EDITORIAL: Mr. President Listen To them

When Former President Rawlings warned President Mills to be wary of the people around him because they would be the cause of his success or otherwise, many did not take him serious. To some people, it was an expression of his disappointment at not being involved directly in the affairs of the current administration. However, during his (President Mills) visit to the Asantehene, Otumfuo Osei Tutu II, the President came face-to-face with the same advice from his host who minced no words in driving home the reality of leadership. Having been in power for some 19 years, the longest by any president in Ghana, ex-President Rawlings has the experience and the benefit of hindsight, which can be of tremendous help to President Mills. It would be in the interest of President Mills to consult the founder of the party on issues that pertain to governance. Leaders like Asantehene know how far their entourage could make or unmake them, considering the fact that NOT all of them have the interest of the nation at heart.

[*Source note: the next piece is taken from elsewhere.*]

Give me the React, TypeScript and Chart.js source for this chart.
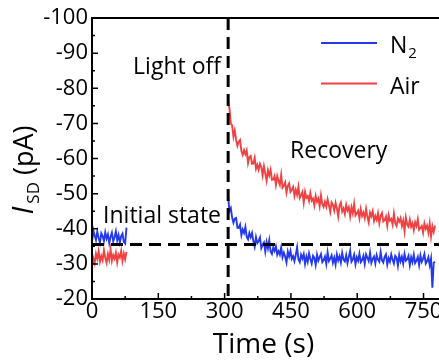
import React, { useEffect, useRef } from 'react';
import { Chart, registerables } from 'chart.js';
Chart.register(...registerables);

// ---- data ----
const sampleStep = 3; // s between samples
const initialStart = 0; // s
const recoveryStart = 308; // s (light switched off)

const n2Initial = [
  -36.2, -39.6, -38.1, -36.8, -39.2, -37.4, -36.0, -38.7, -37.9, -36.5,
  -39.0, -37.2, -38.4, -35.9, -37.7, -38.9, -36.4, -37.6, -39.3, -36.7,
  -38.2, -36.1, -37.9, -38.6, -36.3, -35.8, -40.3,
];
const airInitial = [
  -29.4, -31.6, -30.2, -32.9, -31.4, -33.6, -30.6, -32.2, -31.0, -33.9,
  -31.7, -30.3, -32.8, -31.2, -34.1, -30.9, -32.5, -31.5, -33.2, -30.4,
  -32.6, -31.8, -33.7, -30.8, -32.9, -31.3, -33.4,
];
const n2Recovery = [
  -49.0, -45.1, -45.9, -43.2, -41.7, -42.9, -43.1, -40.3, -40.3, -41.2,
  -38.2, -39.8, -38.8, -40.5, -37.7, -37.0, -38.8, -37.6, -38.8, -36.5,
  -34.9, -37.6, -35.9, -36.5, -37.5, -34.5, -35.5, -36.1, -33.5, -36.2,
  -34.4, -36.7, -33.5, -32.8, -34.7, -33.7, -35.0, -32.6, -33.6, -32.6,
  -34.7, -31.9, -33.2, -32.1, -30.4, -33.5, -32.1, -33.7, -31.4, -32.2,
  -30.8, -32.6, -34.7, -31.3, -30.5, -32.6, -31.5, -32.8, -30.0, -32.1,
  -30.6, -33.0, -31.4, -30.1, -32.3, -31.7, -29.7, -32.6, -30.9, -31.9,
  -32.8, -30.5, -31.1, -32.1, -30.0, -33.3, -30.8, -31.5, -32.4, -30.3,
  -31.8, -29.8, -32.7, -31.0, -32.2, -30.4, -33.1, -31.2, -30.7, -32.5,
  -30.2, -32.0, -33.8, -30.6, -31.3, -32.6, -29.9, -31.9, -30.9, -32.9,
  -30.5, -31.1, -32.3, -30.0, -32.7, -31.8, -30.8, -33.2, -30.3, -31.4,
  -32.1, -30.1, -32.5, -31.2, -30.6, -33.4, -31.0, -30.4, -32.0, -32.7,
  -29.8, -31.6, -30.6, -32.7, -31.2, -30.1, -32.3, -31.8, -29.5, -32.5,
  -30.7, -32.0, -30.1, -32.8, -30.9, -31.3, -32.3, -29.6, -31.9, -30.5,
  -32.6, -30.2, -30.9, -32.0, -29.7, -32.4, -30.6, -31.5, -32.8, -30.1,
  -30.8, -31.9, -29.6, -31.5, -23.2, -30.3, -30.6,
];
const airRecovery = [
  -76.2, -74.2, -69.9, -69.4, -66.2, -68.0, -65.3, -63.6, -64.8, -65.3,
  -62.1, -61.0, -62.4, -61.2, -62.3, -58.7, -60.4, -60.7, -58.5, -58.6,
  -60.2, -57.1, -58.2, -56.8, -58.5, -57.6, -55.2, -57.8, -55.7, -53.7,
  -56.6, -55.2, -56.8, -53.9, -54.0, -55.0, -52.5, -55.0, -53.6, -52.5,
  -55.4, -51.7, -52.2, -53.2, -50.3, -52.2, -52.9, -50.5, -51.1, -51.9,
  -49.3, -51.1, -49.7, -52.0, -48.8, -49.6, -50.5, -47.4, -50.5, -48.8,
  -49.3, -47.9, -50.2, -48.0, -48.6, -46.7, -49.4, -47.7, -48.6, -46.4,
  -49.5, -47.0, -46.2, -47.7, -46.3, -48.4, -46.7, -44.8, -47.5, -46.8,
  -45.2, -47.4, -45.8, -43.5, -46.6, -47.5, -44.9, -45.8, -44.2, -46.8,
  -45.2, -46.1, -43.5, -46.1, -44.4, -47.1, -43.8, -44.4, -45.1, -43.0,
  -45.6, -43.6, -44.6, -43.0, -45.7, -43.4, -41.8, -44.6, -43.6, -45.0,
  -42.2, -43.6, -42.5, -44.4, -41.6, -43.7, -44.5, -42.1, -42.5, -43.5,
  -40.9, -43.9, -42.3, -42.8, -41.2, -44.3, -41.6, -40.8, -42.9, -42.0,
  -43.0, -40.8, -42.3, -39.3, -43.2, -41.2, -40.6, -42.6, -40.6, -41.6,
  -39.6, -41.9, -40.8, -42.7, -39.7, -40.2, -40.8, -38.9, -41.5, -40.0,
  -40.9, -38.9, -41.5, -37.8, -40.7, -39.1, -40.9,
];

const xTicks = [0, 150, 300, 450, 600, 750];
const xMinorTicks = [75, 225, 375, 525, 675];
const yTicks = [-100, -90, -80, -70, -60, -50, -40, -30, -20];
const yMinorTicks = [-95, -85, -75, -65, -55, -45, -35, -25];
const xRange = [0, 785];
const yRange = [-100, -20];
const lightOffTime = 308;
const initialLevel = -35.5;

const seriesLabels = ['N', 'Air'];
const blue = 'rgb(36,56,238)';
const red = 'rgb(240,66,66)';

const annotations = [
  { text: 'Light off', t: 93, v: -84 },
  { text: 'Recovery', t: 448, v: -60.1 },
  { text: 'Initial state', t: 25, v: -41.6 },
];

const toPoints = (start: number, vals: number[]) =>
  vals.map((v, i) => ({ x: start + i * sampleStep, y: v }));

const FONT = '"Open Sans", "DejaVu Sans", sans-serif';

const decorPlugin = {
  id: 'decor',
  afterDatasetsDraw(chart: any) {
    const { ctx, chartArea: a, scales } = chart;
    const x = scales.x, y = scales.y;
    ctx.save();
    ctx.strokeStyle = '#000';
    ctx.lineWidth = 2;
    ctx.beginPath();
    ctx.moveTo(a.left, a.top); ctx.lineTo(a.right, a.top);
    ctx.moveTo(a.left, a.top - 1); ctx.lineTo(a.left, a.bottom + 1);
    ctx.moveTo(a.left - 1, a.bottom); ctx.lineTo(a.right, a.bottom);
    ctx.stroke();
    ctx.lineWidth = 1.5;
    ctx.beginPath();
    xTicks.forEach((t) => { const p = x.getPixelForValue(t); ctx.moveTo(p, a.bottom); ctx.lineTo(p, a.bottom - 6); });
    xMinorTicks.forEach((t) => { const p = x.getPixelForValue(t); ctx.moveTo(p, a.bottom); ctx.lineTo(p, a.bottom - 3); });
    yTicks.forEach((t) => { const p = y.getPixelForValue(t); ctx.moveTo(a.left, p); ctx.lineTo(a.left + 6, p); });
    yMinorTicks.forEach((t) => { const p = y.getPixelForValue(t); ctx.moveTo(a.left, p); ctx.lineTo(a.left + 3, p); });
    ctx.stroke();

    // annotations
    ctx.fillStyle = '#000';
    ctx.textBaseline = 'alphabetic';
    ctx.textAlign = 'left';
    ctx.font = `23px ${FONT}`;
    annotations.forEach((an) => {
      ctx.fillText(an.text, x.getPixelForValue(an.t), y.getPixelForValue(an.v));
    });

    // legend
    const lx0 = 321, lx1 = 377, tx = 390;
    const rows = [
      { color: blue, ly: 43, base: 53, label: seriesLabels[0], sub: '2' },
      { color: red, ly: 83.5, base: 94, label: seriesLabels[1], sub: '' },
    ];
    rows.forEach((r) => {
      ctx.strokeStyle = r.color;
      ctx.lineWidth = 2;
      ctx.beginPath();
      ctx.moveTo(lx0, r.ly); ctx.lineTo(lx1, r.ly);
      ctx.stroke();
      ctx.font = `23px ${FONT}`;
      ctx.fillText(r.label, tx, r.base);
      if (r.sub) {
        const w = ctx.measureText(r.label).width;
        ctx.font = `15px ${FONT}`;
        ctx.fillText(r.sub, tx + w + 1, r.base + 5);
      }
    });

    // axis titles
    ctx.font = `28px ${FONT}`;
    ctx.textAlign = 'center';
    ctx.fillText('Time (s)', (a.left + a.right) / 2 - 2, 353);

    ctx.save();
    ctx.translate(33, 170);
    ctx.rotate(-Math.PI / 2);
    ctx.textAlign = 'left';
    const big = `27px ${FONT}`;
    const ital = `italic 29px ${FONT}`;
    const small = `17px ${FONT}`;
    ctx.font = ital; const wI = ctx.measureText('I').width;
    ctx.font = small; const wS = ctx.measureText('SD').width;
    ctx.font = big; const wP = ctx.measureText(' (pA)').width;
    let cx = -(wI + wS + 3 + wP) / 2;
    ctx.font = ital; ctx.fillText('I', cx, 0); cx += wI + 3;
    ctx.font = small; ctx.fillText('SD', cx, 6); cx += wS;
    ctx.font = big; ctx.fillText(' (pA)', cx, 0);
    ctx.restore();

    ctx.restore();
  },
};

export default function App() {
  const ref = useRef<HTMLCanvasElement>(null);
  useEffect(() => {
    if (!ref.current) return;
    const chart = new Chart(ref.current, {
      type: 'line',
      data: {
        datasets: [
          {
            label: 'light-off',
            data: [{ x: lightOffTime, y: yRange[0] }, { x: lightOffTime, y: yRange[1] }],
            borderColor: '#000', borderWidth: 3, borderDash: [12, 7], pointRadius: 0,
          },
          {
            label: 'initial-level',
            data: [{ x: xRange[0], y: initialLevel }, { x: xRange[1], y: initialLevel }],
            borderColor: '#000', borderWidth: 3, borderDash: [12, 7], pointRadius: 0,
          },
          { label: 'N2 initial', data: toPoints(initialStart, n2Initial), borderColor: blue, borderWidth: 1.9, pointRadius: 0 },
          { label: 'N2', data: toPoints(recoveryStart, n2Recovery), borderColor: blue, borderWidth: 1.9, pointRadius: 0 },
          { label: 'Air initial', data: toPoints(initialStart, airInitial), borderColor: red, borderWidth: 1.9, pointRadius: 0 },
          { label: 'Air', data: toPoints(recoveryStart, airRecovery), borderColor: red, borderWidth: 1.9, pointRadius: 0 },
        ],
      },
      options: {
        responsive: false,
        animation: false,
        devicePixelRatio: 1,
        layout: { padding: { top: 18, left: 0, right: 0, bottom: 0 } },
        plugins: { legend: { display: false }, tooltip: { enabled: false } },
        elements: { line: { tension: 0 } },
        scales: {
          x: {
            type: 'linear',
            min: xRange[0], max: xRange[1],
            grid: { display: false, drawTicks: false },
            border: { display: false },
            ticks: { font: { family: FONT, size: 22 }, color: '#000', padding: 0, maxRotation: 0, autoSkip: false },
            afterBuildTicks: (s: any) => { s.ticks = xTicks.map((v) => ({ value: v })); },
            afterFit: (s: any) => { s.height = 64; s.paddingLeft = 0; s.paddingRight = 0; },
          },
          y: {
            type: 'linear',
            min: yRange[0], max: yRange[1], reverse: true,
            grid: { display: false, drawTicks: false },
            border: { display: false },
            ticks: { font: { family: FONT, size: 22 }, color: '#000', padding: 4, autoSkip: false },
            afterBuildTicks: (s: any) => { s.ticks = yTicks.map((v) => ({ value: v })); },
            afterFit: (s: any) => { s.width = 92; s.paddingTop = 0; s.paddingBottom = 0; },
          },
        },
      },
      plugins: [decorPlugin],
    });
    return () => chart.destroy();
  }, []);
  return (
    <div style={{ position: 'fixed', left: 0, top: 0, width: 439, height: 363, background: '#fff' }}>
      <canvas ref={ref} width={439} height={363} />
    </div>
  );
}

It therefore behoves on President Mills to scrutinize the advice, actions and motives of his ministers and other functionaries before committing himself to any venture. It would be a great mistake on his part to trust his entourage to the point of leaving them to “do their own thing.” Each of them has a motive for lobbying for one thing or the other. President Mills would have no excuse committing the same mistakes committed by his predecessors, especially when they are still around to offer him some guidelines in governance. It is said that, “he who leads the way does not know that the road is crooked;” it takes those behind to draw his attention to it. In line with that, President Mills is fortunate to have great men like former President Rawlings and Otumfuo Osei Tutu II, to contribute to the governance of the nation. They know, as well as President Mills, what governance is that is why they are voicing out their views on what is going on in the country. The President may not have the opportunity of having a first-hand assessment of the situation on the ground from his position so he needs to listen to those behind, if he wants to know what is going on in the country. A word to the wise, they say, is enough.